• **To be done**
Can you write out every line from the start of the records below through the line containing "const Y_STEP = 0.5;", leaving out any pictures?
>>>>
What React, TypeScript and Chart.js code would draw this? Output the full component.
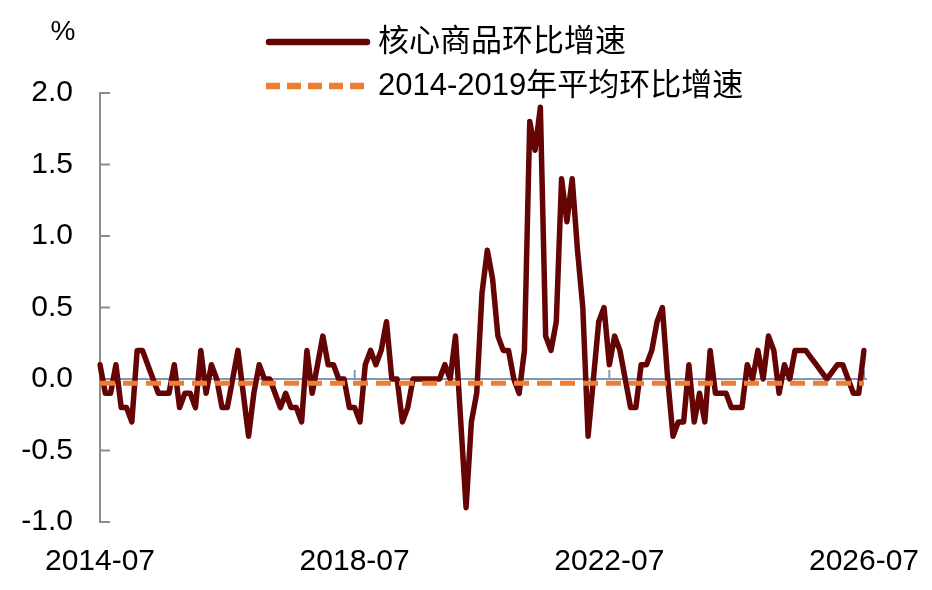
import React, { useEffect, useRef } from "react";
import { Chart, registerables } from "chart.js";

Chart.register(...registerables);

const FONT = "'Liberation Sans', Arial, 'Noto Sans CJK SC', sans-serif";
Chart.defaults.font.family = FONT;
Chart.defaults.color = "#000";

// monthly categories, 2014-07 .. 2026-07
const START_YEAR = 2014;
const START_MONTH = 7;
const MONTH_COUNT = 145;
const categories: string[] = [];
for (let i = 0; i < MONTH_COUNT; i++) {
  const m = START_MONTH - 1 + i;
  const yr = START_YEAR + Math.floor(m / 12);
  categories.push(`${yr}-${String((m % 12) + 1).padStart(2, "0")}`);
}

const xTickLabels = ["2014-07", "2018-07", "2022-07", "2026-07"];

const Y_MIN = -1;
const Y_MAX = 2;
const Y_STEP = 0.5;

// 核心商品环比增速 (%)
const coreGoodsMoM = [
  0.1, -0.1, -0.1, 0.1, -0.2, -0.2, -0.3, 0.2, 0.2, 0.1,
  0.0, -0.1, -0.1, -0.1, 0.1, -0.2, -0.1, -0.1, -0.2, 0.2,
  -0.1, 0.1, 0.0, -0.2, -0.2, 0.0, 0.2, -0.1, -0.4, -0.1,
  0.1, 0.0, 0.0, -0.1, -0.2, -0.1, -0.2, -0.2, -0.3, 0.2,
  -0.1, 0.1, 0.3, 0.1, 0.1, 0.0, 0.0, -0.2, -0.2, -0.3,
  0.1, 0.2, 0.1, 0.2, 0.4, 0.0, 0.0, -0.3, -0.2, 0.0,
  0.0, 0.0, 0.0, 0.0, 0.0, 0.1, 0.0, 0.3, -0.3, -0.9,
  -0.3, -0.1, 0.6, 0.9, 0.7, 0.3, 0.2, 0.2, 0.0, -0.1,
  0.2, 1.8, 1.6, 1.9, 0.3, 0.2, 0.4, 1.4, 1.1, 1.4,
  0.9, 0.5, -0.4, 0.0, 0.4, 0.5, 0.1, 0.3, 0.2, 0.0,
  -0.2, -0.2, 0.1, 0.1, 0.2, 0.4, 0.5, 0.0, -0.4, -0.3,
  -0.3, 0.1, -0.3, -0.1, -0.3, 0.2, -0.1, -0.1, -0.1, -0.2,
  -0.2, -0.2, 0.1, 0.0, 0.2, 0.0, 0.3, 0.2, -0.1, 0.1,
  0.0, 0.2, 0.2, 0.2, 0.15, 0.1, 0.05, 0.0, 0.05, 0.1,
  0.1, 0.0, -0.1, -0.1, 0.2,
];

// 2014-2019年平均环比增速 (%)
const avgMoM2014to2019 = -0.03;

const MAROON = "#640404";
const ORANGE = "#ed7d31";
const ZERO_COLOR = "#8496b0";
const AXIS_COLOR = "#8c8c8c";

const axisPlugin = {
  id: "axisLines",
  beforeDatasetsDraw(chart: any) {
    const { ctx, chartArea, scales } = chart;
    const xs = scales.x;
    const ys = scales.y;
    const y0 = ys.getPixelForValue(0);
    const seg = (x1: number, y1: number, x2: number, y2: number) => {
      ctx.beginPath();
      ctx.moveTo(x1, y1);
      ctx.lineTo(x2, y2);
      ctx.stroke();
    };
    ctx.save();
    ctx.lineWidth = 2;
    ctx.strokeStyle = ZERO_COLOR;
    seg(chartArea.left, y0, chartArea.right + 3, y0);
    xTickLabels.forEach((lab) => {
      const i = categories.indexOf(lab);
      if (i > 0) {
        const px = xs.getPixelForValue(i);
        seg(px, y0, px, y0 - 9);
      }
    });
    ctx.strokeStyle = AXIS_COLOR;
    seg(chartArea.left, ys.getPixelForValue(Y_MAX) - 1, chartArea.left, ys.getPixelForValue(Y_MIN) + 1);
    ys.ticks.forEach((t: any) => {
      const py = ys.getPixelForValue(t.value);
      seg(chartArea.left, py, chartArea.left + 10, py);
    });
    ctx.restore();
  },
};

const legendPlugin = {
  id: "customLegend",
  afterDraw(chart: any) {
    const { ctx } = chart;
    ctx.save();
    ctx.font = `31px ${FONT}`;
    ctx.fillStyle = "#000";
    ctx.textBaseline = "middle";
    ctx.textAlign = "left";
    chart.data.datasets.forEach((ds: any, i: number) => {
      const y = 42 + i * 44;
      ctx.strokeStyle = ds.borderColor;
      ctx.lineWidth = 6.5;
      ctx.lineCap = ds.borderDash ? "butt" : "round";
      ctx.setLineDash(ds.borderDash ? [14, 7] : []);
      ctx.beginPath();
      ctx.moveTo(ds.borderDash ? 266 : 269, y);
      ctx.lineTo(367, y);
      ctx.stroke();
      ctx.setLineDash([]);
      ctx.fillText(ds.label, 378, y);
    });
    ctx.font = `28px ${FONT}`;
    ctx.textAlign = "center";
    ctx.fillText("%", 63, 32);
    ctx.restore();
  },
};

export default function App() {
  const canvasRef = useRef<HTMLCanvasElement>(null);

  useEffect(() => {
    const canvas = canvasRef.current;
    if (!canvas) return;

    const chart = new Chart(canvas, {
      type: "line",
      data: {
        labels: categories,
        datasets: [
          {
            label: "核心商品环比增速",
            data: coreGoodsMoM,
            borderColor: MAROON,
            borderWidth: 5.5,
            pointRadius: 0,
            tension: 0,
            borderJoinStyle: "round",
            borderCapStyle: "round",
            order: 1,
          },
          {
            label: "2014-2019年平均环比增速",
            data: categories.map(() => avgMoM2014to2019),
            borderColor: ORANGE,
            borderWidth: 5,
            borderDash: [15, 8],
            pointRadius: 0,
            tension: 0,
            order: 0,
          },
        ],
      },
      options: {
        responsive: false,
        animation: false,
        layout: { padding: { top: 93, right: 68, bottom: 0, left: 0 } },
        plugins: {
          legend: { display: false },
          tooltip: { enabled: false },
        },
        scales: {
          x: {
            type: "category",
            offset: false,
            grid: { display: false, drawTicks: false },
            border: { display: false },
            ticks: {
              autoSkip: false,
              maxRotation: 0,
              padding: 22,
              font: { size: 30 },
              color: "#000",
              callback: (_v: any, i: number) =>
                xTickLabels.includes(categories[i]) ? categories[i] : null,
            },
            afterFit: (s: any) => {
              s.height = 68;
              s.paddingLeft = 0;
              s.paddingRight = 0;
            },
          },
          y: {
            min: Y_MIN,
            max: Y_MAX,
            grid: { display: false, drawTicks: false },
            border: { display: false },
            ticks: {
              stepSize: Y_STEP,
              padding: 27,
              font: { size: 30 },
              color: "#000",
              callback: (v: any) => Number(v).toFixed(1),
            },
            afterFit: (s: any) => {
              s.width = 100;
              s.paddingTop = 0;
              s.paddingBottom = 0;
            },
          },
        },
      },
      plugins: [axisPlugin, legendPlugin],
    });

    return () => chart.destroy();
  }, []);

  return (
    <div style={{ position: "fixed", left: 0, top: 0, width: 932, height: 590, background: "#fff" }}>
      <canvas ref={canvasRef} width={932} height={590} />
    </div>
  );
}
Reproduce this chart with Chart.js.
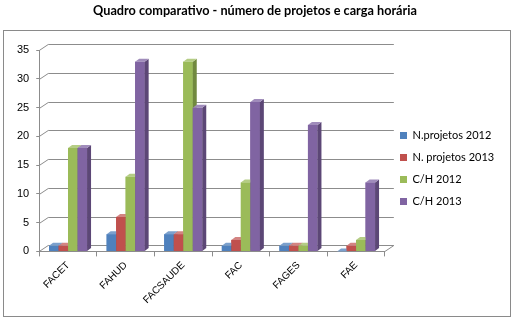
<!DOCTYPE html>
<html>
<head>
<meta charset="utf-8">
<script src="https://cdn.jsdelivr.net/npm/chart.js@4/dist/chart.umd.min.js"></script>
<style>
  html, body { margin: 0; padding: 0; background: #fff; }
  #wrap { width: 513px; height: 323px; position: relative; }
</style>
</head>
<body>
<div id="wrap"><canvas id="chart" width="513" height="323"></canvas></div>
<script>
/* ---- data ---- */
const categories = ['FACET', 'FAHUD', 'FACSAUDE', 'FAC', 'FAGES', 'FAE'];
const seriesNames = ['N.projetos 2012', 'N. projetos 2013', 'C/H 2012', 'C/H 2013'];
const proj2012 = [1, 3, 3, 1, 1, 0];
const proj2013 = [1, 6, 3, 2, 1, 1];
const ch2012 = [18, 13, 33, 12, 1, 2];
const ch2013 = [18, 33, 25, 26, 22, 12];
const yTicks = [0, 5, 10, 15, 20, 25, 30, 35];

const COLORS = ['#4F81BD', '#C0504D', '#9BBB59', '#8064A2'];
const SIDE = ['#385D8A', '#8C3836', '#71893F', '#5C4776'];
const TOP = ['#7BA0CD', '#D38482', '#B5CD85', '#A08CBB'];
const DEPTH_X = 4, DEPTH_Y = 3;      // bar depth
const WALL_X = 9, WALL_Y = 6;        // back wall offset

/* ---- outer frame like the Excel chart box ---- */
const framePlugin = {
  id: 'frame',
  beforeDraw(chart) {
    const ctx = chart.ctx;
    ctx.save();
    ctx.strokeStyle = '#8a8a8a';
    ctx.lineWidth = 1;
    ctx.strokeRect(3.5, 30.5, 507, 286);
    ctx.restore();
  },
  // nudge the legend to where Excel puts it
  afterLayout(chart) {
    const lg = chart.legend;
    const dx = 389 - lg.left, dy = 14;
    lg.left += dx; lg.right += dx;
    lg.top += dy; lg.bottom += dy;
  },
};

/* ---- back wall grid: front edge -> diagonal -> back line ---- */
const wallPlugin = {
  id: 'wall',
  beforeDatasetsDraw(chart) {
    const { ctx, chartArea: a, scales } = chart;
    ctx.save();
    ctx.strokeStyle = '#8c8c8c';
    ctx.lineWidth = 1;
    ctx.beginPath();
    yTicks.forEach((v) => {
      const y = Math.round(scales.y.getPixelForValue(v)) + 0.5;
      ctx.moveTo(a.left, y);
      ctx.lineTo(a.left + WALL_X, y - WALL_Y);
      ctx.lineTo(a.right + WALL_X, y - WALL_Y);
    });
    const yb = Math.round(a.bottom) + 0.5;
    ctx.moveTo(a.right, yb);
    ctx.lineTo(a.right + WALL_X, yb - WALL_Y);
    ctx.stroke();
    ctx.restore();
  },
};

/* ---- fake 3D: redraw bars per category with top + side faces ---- */
const bars3d = {
  id: 'bars3d',
  afterDatasetsDraw(chart) {
    const ctx = chart.ctx;
    const metas = chart.data.datasets.map((_, i) => chart.getDatasetMeta(i));
    ctx.save();
    for (let c = 0; c < categories.length; c++) {
      metas.forEach((meta, i) => {
        const bar = meta.data[c];
        if (!bar) return;
        const { x, y, base, width } = bar.getProps(['x', 'y', 'base', 'width'], true);
        const l = x - width / 2, r = x + width / 2;
        ctx.fillStyle = COLORS[i];
        ctx.fillRect(l, y, width, base - y);
        ctx.fillStyle = SIDE[i];
        ctx.beginPath();
        ctx.moveTo(r, y); ctx.lineTo(r + DEPTH_X, y - DEPTH_Y);
        ctx.lineTo(r + DEPTH_X, base - DEPTH_Y); ctx.lineTo(r, base);
        ctx.closePath(); ctx.fill();
        ctx.fillStyle = TOP[i];
        ctx.beginPath();
        ctx.moveTo(l, y); ctx.lineTo(l + DEPTH_X, y - DEPTH_Y);
        ctx.lineTo(r + DEPTH_X, y - DEPTH_Y); ctx.lineTo(r, y);
        ctx.closePath(); ctx.fill();
      });
    }
    ctx.restore();
  },
};

new Chart(document.getElementById('chart'), {
  type: 'bar',
  data: {
    labels: categories,
    datasets: [proj2012, proj2013, ch2012, ch2013].map((d, i) => ({
      label: seriesNames[i],
      data: d,
      backgroundColor: COLORS[i],
      borderWidth: 0,
      categoryPercentage: 0.66,
      barPercentage: 1,
    })),
  },
  options: {
    responsive: false,
    animation: false,
    layout: { padding: { left: 10, right: 13, top: 0, bottom: 14 } },
    plugins: {
      title: {
        display: true,
        text: 'Quadro comparativo - número de projetos e carga horária',
        color: '#000',
        font: { family: 'Lato', size: 12.7, weight: 'bold' },
        padding: { top: 3, bottom: 32 },
      },
      legend: {
        position: 'right',
        labels: {
          boxWidth: 7, boxHeight: 7, padding: 11, color: '#000',
          font: { family: 'Lato', size: 11 },
        },
      },
      tooltip: { enabled: false },
    },
    scales: {
      x: {
        grid: { display: true, drawOnChartArea: false, offset: true, tickLength: 5, color: '#8c8c8c' },
        border: { color: '#8c8c8c' },
        ticks: {
          color: '#000', maxRotation: 45, minRotation: 45,
          font: { family: 'Liberation Sans', size: 10 },
        },
      },
      y: {
        min: yTicks[0], max: yTicks[yTicks.length - 1],
        afterBuildTicks: (axis) => { axis.ticks = yTicks.map((v) => ({ value: v })); },
        grid: { drawOnChartArea: false, drawTicks: true, tickLength: 3, color: '#8c8c8c' },
        border: { color: '#8c8c8c' },
        ticks: { color: '#000', padding: 7, font: { family: 'Liberation Sans', size: 11 } },
      },
    },
  },
  plugins: [framePlugin, wallPlugin, bars3d],
});
</script>
</body>
</html>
<<<<
• **Exercise solution**
What React, TypeScript and Chart.js code would draw this? Output the full component.
import React, { useEffect, useRef } from "react";
import { Chart, registerables } from "chart.js";

Chart.register(...registerables);

const FONT = "'Liberation Sans', Arial, 'Noto Sans CJK SC', sans-serif";
Chart.defaults.font.family = FONT;
Chart.defaults.color = "#000";

// monthly categories, 2014-07 .. 2026-07
const START_YEAR = 2014;
const START_MONTH = 7;
const MONTH_COUNT = 145;
const categories: string[] = [];
for (let i = 0; i < MONTH_COUNT; i++) {
  const m = START_MONTH - 1 + i;
  const yr = START_YEAR + Math.floor(m / 12);
  categories.push(`${yr}-${String((m % 12) + 1).padStart(2, "0")}`);
}

const xTickLabels = ["2014-07", "2018-07", "2022-07", "2026-07"];

const Y_MIN = -1;
const Y_MAX = 2;
const Y_STEP = 0.5;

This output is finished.